They used to be called the Five Little Kings, each of whom represented more constituents than many members of Congress, with individual terms of office that could last up to 40 years. Together, they served a constituency of millions, and each had a pot of county money for community services that seemed to be doled out from personal preferences.
With the recent swearing in of Janice Hahn and Kathryn Barger, the Los Angeles County Board of Supervisors now can be seen as four queens and a king. Granted, each serves under newly implemented term limits of three consecutive four-year terms, diminishing a supervisor’s long-term power. But will the gender super-majority make changes in how the board works together, legislates or relates to constituents?
Historian and author Nancy Cohen told Capital & Main that research shows “women [electeds] tend to be more collaborative, more inclusive and more transparent” in governing, and that some of these characteristics began appearing when supervisors Hilda Solis and Sheila Kuehl were elected two years ago.
Kuehl also told me she noticed, during the new board’s first meeting, that “the women caught each other’s eyes” and seemed to be connecting to each other nonverbally more than what had been the case during the male-majority board. Who can know if this will this lead to more collaboration, smoother decision-making and less conflict? But it does suggest a board whose members are more attuned to one another.

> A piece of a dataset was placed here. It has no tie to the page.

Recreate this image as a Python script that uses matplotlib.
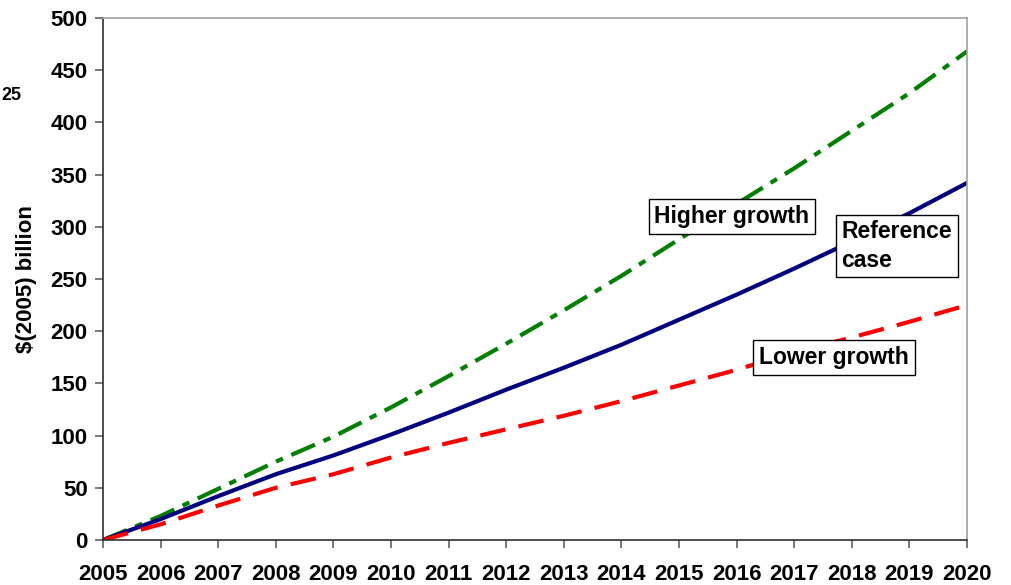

In considering the impact of a female majority on the board’s priorities, Kuehl suggested that “It may be that women, long used to caring for others, tend to support rehabilitation and recovery approaches over law enforcement and punishment” to address social problems. Supervisor Solis echoed this sentiment in comments on the board’s new makeup, noting on the county’s website that “the recession…left lots of people down and out, and some still are. Our mission is to lift those people. Find jobs, get services, create opportunities, help young people think about careers, [and] find opportunities to dream again.”
“Women are also more sensitive to issues of unequal pay” and access to equal employment opportunities, as well as policies that impact families, noted Kuehl. She gave the example of mothers having trouble appearing in court when court policies, which are now changed, once forbade them from bringing children along.
We won’t have to wait long for a new women’s focus to emerge. At its December 13 meeting the Board of Supervisors unanimously passed a five-year, countywide “Initiative on Women and Girls,” proposed by Solis and Kuehl, to review all county services and operations and develop a comprehensive plan to improve impacts for female residents of all ages.
With the Board of Supervisors overseeing such primary services as health, mental health, children’s services, probation, and welfare/social services, and employing 100,000 people, such a review could be broad and impactful.
In online comments, Mark Ridley-Thomas, the sole remaining male supervisor, sounded enthusiastic about an elevated interested in the rights of women, noting, “Those things, to my thinking, are positive because that moves us more in the direction of the fulfillment of democracy.”
As for collaboration, in preparation for the formal group photo of the new board, Kuehl notified the other women she had changed her mind on the color jacket she was going to wear. That occasioned each woman to weigh in on the color she intended to wear that would be complimentary and make a pleasing picture.
Kuehl suggested that such a discussion probably never took place amongst the male supes.